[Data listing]
"""

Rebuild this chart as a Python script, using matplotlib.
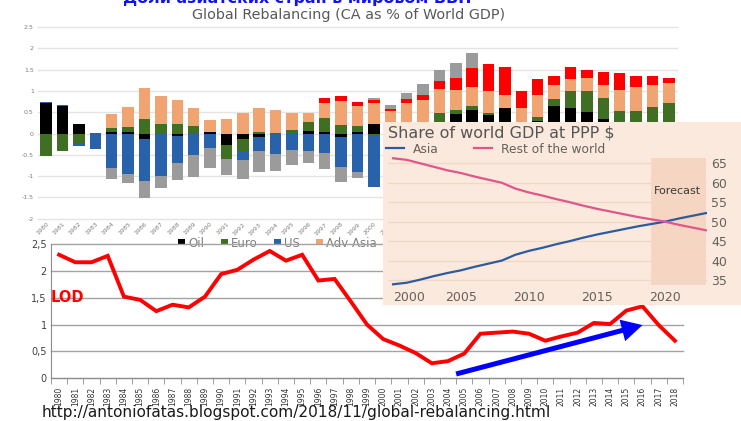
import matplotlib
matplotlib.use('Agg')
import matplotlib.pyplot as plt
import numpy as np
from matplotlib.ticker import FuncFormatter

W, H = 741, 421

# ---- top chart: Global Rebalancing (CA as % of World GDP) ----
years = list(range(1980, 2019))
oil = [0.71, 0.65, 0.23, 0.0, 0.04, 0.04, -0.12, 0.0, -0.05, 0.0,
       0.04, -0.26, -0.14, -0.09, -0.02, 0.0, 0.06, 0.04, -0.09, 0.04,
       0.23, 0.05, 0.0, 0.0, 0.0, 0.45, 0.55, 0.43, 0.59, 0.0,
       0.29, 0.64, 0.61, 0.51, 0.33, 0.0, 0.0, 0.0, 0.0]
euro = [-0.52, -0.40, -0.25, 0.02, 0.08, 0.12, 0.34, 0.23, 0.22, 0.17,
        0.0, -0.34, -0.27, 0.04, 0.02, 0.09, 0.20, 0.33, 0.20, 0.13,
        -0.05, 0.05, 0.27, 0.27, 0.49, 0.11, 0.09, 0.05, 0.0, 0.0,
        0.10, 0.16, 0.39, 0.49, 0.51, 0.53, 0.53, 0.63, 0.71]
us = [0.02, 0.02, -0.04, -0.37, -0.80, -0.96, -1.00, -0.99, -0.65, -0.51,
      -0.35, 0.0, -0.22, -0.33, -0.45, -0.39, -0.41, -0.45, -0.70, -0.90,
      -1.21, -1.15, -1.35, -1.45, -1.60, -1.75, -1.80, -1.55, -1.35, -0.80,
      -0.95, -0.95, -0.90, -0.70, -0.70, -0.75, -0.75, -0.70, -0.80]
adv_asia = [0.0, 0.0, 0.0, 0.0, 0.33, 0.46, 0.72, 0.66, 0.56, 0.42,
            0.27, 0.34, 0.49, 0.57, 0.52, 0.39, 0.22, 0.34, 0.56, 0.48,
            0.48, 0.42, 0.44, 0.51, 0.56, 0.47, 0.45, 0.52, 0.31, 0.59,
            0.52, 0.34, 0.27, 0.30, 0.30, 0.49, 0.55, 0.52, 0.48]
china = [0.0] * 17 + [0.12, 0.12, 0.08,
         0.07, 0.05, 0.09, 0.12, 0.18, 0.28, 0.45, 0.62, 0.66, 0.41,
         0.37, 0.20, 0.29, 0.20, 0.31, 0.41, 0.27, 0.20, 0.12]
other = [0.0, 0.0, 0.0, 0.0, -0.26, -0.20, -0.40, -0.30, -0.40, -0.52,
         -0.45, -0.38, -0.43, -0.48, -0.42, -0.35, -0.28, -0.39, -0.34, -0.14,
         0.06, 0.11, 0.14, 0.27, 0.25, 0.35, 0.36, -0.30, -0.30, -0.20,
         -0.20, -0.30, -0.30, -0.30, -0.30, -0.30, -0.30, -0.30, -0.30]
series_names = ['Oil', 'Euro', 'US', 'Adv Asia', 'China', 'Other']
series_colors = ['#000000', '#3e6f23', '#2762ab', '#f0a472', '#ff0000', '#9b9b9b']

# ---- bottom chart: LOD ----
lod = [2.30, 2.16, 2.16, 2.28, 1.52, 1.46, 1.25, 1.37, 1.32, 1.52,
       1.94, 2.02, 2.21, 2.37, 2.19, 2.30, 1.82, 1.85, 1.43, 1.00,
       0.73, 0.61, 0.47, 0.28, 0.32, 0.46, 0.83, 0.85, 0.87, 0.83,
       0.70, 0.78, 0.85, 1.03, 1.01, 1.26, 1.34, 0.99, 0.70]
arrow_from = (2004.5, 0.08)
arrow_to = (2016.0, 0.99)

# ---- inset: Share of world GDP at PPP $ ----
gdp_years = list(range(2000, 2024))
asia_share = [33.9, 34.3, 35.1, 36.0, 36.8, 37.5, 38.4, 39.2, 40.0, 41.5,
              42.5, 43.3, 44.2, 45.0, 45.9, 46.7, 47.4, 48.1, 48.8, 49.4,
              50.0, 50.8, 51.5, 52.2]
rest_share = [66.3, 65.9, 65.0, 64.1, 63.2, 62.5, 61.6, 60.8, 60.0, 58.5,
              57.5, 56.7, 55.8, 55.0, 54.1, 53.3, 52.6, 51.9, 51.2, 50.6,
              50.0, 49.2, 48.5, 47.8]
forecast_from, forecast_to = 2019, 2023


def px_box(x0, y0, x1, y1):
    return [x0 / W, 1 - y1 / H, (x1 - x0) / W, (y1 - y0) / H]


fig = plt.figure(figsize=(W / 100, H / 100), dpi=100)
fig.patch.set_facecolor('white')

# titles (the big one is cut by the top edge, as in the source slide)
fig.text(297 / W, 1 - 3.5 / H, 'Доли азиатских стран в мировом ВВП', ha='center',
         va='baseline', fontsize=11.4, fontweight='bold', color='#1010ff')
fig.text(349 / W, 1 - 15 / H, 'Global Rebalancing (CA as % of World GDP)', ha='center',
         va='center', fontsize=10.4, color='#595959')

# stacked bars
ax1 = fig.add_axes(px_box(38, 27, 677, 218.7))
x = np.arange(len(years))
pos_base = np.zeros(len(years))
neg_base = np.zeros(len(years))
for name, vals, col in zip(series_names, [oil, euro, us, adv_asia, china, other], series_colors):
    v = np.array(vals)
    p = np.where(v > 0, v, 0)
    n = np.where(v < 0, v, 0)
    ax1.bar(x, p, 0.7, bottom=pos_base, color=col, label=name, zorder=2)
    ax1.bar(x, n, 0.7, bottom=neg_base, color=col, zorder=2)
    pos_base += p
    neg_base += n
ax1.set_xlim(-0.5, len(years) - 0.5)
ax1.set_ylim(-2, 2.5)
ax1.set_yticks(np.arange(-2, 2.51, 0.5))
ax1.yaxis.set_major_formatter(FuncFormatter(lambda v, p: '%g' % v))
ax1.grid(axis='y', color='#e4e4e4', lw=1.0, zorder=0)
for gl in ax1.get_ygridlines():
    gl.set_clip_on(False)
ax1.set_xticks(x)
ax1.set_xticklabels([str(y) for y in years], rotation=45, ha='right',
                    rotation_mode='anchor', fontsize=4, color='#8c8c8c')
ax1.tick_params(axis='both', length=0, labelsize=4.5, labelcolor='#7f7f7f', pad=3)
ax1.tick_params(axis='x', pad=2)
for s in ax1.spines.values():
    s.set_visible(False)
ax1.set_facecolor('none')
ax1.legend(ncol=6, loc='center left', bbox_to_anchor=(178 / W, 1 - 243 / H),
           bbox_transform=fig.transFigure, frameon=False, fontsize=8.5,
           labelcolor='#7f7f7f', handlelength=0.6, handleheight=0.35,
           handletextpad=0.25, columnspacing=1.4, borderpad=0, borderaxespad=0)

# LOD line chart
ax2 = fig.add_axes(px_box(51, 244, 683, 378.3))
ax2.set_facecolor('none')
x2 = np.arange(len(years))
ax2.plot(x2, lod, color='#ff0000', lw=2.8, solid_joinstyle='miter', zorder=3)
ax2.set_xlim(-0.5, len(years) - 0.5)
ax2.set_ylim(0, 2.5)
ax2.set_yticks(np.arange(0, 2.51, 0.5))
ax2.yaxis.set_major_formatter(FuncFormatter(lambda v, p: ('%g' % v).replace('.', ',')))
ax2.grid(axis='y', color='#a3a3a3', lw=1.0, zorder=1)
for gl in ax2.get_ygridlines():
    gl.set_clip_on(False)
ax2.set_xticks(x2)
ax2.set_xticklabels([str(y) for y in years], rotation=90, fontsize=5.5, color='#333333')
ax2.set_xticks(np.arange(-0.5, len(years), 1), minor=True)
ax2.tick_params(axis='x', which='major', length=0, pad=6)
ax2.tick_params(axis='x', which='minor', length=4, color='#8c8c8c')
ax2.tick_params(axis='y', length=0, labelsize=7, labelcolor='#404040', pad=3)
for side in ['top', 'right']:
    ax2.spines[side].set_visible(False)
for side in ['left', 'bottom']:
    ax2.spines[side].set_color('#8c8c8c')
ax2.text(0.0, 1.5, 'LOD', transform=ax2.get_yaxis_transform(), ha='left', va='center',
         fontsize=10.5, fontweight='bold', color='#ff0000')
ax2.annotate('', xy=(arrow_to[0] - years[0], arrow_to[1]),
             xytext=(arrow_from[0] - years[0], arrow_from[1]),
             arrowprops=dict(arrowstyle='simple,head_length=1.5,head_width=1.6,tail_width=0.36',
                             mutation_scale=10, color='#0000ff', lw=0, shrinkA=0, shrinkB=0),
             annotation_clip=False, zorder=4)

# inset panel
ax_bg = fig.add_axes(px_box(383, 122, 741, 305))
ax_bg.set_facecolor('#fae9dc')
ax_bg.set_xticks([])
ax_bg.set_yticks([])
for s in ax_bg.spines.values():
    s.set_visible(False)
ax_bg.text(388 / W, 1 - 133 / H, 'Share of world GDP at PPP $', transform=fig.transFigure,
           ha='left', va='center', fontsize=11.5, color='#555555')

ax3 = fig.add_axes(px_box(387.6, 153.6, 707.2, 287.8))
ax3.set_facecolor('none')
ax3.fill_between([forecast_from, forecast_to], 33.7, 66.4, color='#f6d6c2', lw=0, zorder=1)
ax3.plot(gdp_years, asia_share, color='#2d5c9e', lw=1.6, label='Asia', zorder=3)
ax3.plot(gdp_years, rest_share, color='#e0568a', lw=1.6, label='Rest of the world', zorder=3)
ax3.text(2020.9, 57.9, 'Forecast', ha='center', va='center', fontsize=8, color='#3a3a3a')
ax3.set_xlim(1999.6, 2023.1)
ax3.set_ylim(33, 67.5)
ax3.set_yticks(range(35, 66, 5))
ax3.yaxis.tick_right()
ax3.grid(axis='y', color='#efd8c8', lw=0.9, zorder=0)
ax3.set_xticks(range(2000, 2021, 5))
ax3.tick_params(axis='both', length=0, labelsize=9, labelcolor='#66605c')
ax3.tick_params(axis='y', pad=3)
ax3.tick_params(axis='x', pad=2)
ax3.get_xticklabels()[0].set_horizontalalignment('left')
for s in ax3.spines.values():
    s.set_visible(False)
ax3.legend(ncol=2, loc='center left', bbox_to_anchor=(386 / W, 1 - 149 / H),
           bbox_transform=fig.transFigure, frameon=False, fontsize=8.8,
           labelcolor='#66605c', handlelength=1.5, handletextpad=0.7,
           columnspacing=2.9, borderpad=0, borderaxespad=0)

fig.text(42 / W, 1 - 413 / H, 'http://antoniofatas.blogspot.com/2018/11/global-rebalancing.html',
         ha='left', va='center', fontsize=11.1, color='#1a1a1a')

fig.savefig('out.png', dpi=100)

"""
"""

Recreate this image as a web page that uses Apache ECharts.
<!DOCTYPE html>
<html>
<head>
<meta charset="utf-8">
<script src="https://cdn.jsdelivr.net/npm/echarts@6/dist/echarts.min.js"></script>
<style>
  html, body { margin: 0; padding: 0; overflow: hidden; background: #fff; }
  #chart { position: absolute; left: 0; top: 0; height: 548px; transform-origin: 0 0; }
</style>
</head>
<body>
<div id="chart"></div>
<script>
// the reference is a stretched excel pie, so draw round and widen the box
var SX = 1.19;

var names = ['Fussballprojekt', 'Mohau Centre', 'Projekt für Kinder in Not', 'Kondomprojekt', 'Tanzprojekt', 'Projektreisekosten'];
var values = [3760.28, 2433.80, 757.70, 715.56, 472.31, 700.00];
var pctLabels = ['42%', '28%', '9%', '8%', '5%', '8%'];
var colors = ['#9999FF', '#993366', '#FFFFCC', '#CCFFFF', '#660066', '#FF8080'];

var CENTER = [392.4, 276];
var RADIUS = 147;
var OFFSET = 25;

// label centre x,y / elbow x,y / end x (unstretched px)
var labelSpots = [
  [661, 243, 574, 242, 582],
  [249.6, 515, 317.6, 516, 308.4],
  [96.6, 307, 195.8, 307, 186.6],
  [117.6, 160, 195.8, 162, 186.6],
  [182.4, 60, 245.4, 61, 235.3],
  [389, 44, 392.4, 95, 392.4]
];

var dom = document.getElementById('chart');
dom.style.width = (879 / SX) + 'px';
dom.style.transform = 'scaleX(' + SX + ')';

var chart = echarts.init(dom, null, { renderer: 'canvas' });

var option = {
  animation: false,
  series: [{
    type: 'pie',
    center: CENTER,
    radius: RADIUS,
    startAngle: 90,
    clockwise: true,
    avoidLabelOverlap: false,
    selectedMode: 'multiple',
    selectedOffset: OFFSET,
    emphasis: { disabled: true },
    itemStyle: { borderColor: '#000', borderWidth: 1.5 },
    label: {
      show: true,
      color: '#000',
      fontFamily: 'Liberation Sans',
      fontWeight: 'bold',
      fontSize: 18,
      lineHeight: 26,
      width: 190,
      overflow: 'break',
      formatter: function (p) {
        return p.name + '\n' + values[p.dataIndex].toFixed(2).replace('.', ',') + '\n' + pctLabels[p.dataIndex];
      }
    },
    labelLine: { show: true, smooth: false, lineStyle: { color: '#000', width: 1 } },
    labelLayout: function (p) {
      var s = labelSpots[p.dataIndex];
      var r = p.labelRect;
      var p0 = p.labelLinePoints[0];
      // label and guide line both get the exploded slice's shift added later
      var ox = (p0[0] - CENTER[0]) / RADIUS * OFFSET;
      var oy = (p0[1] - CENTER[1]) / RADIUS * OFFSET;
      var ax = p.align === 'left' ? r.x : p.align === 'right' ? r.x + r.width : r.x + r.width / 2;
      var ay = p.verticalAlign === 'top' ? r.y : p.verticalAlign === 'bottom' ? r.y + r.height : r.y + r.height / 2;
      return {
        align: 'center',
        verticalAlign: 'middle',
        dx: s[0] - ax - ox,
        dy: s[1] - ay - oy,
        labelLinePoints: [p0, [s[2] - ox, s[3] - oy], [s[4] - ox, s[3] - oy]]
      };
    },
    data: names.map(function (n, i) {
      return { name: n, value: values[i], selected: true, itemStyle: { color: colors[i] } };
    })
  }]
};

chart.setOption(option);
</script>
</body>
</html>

"""

Task objective. All lines above starting at the one with "Rebuild this chart" and ending at the one with "W, H = 741, 421", inclusive, are to be printed again exactly, with the pictures left out.

Answer to the exercise.
Rebuild this chart as a Python script, using matplotlib.
import matplotlib
matplotlib.use('Agg')
import matplotlib.pyplot as plt
import numpy as np
from matplotlib.ticker import FuncFormatter

W, H = 741, 421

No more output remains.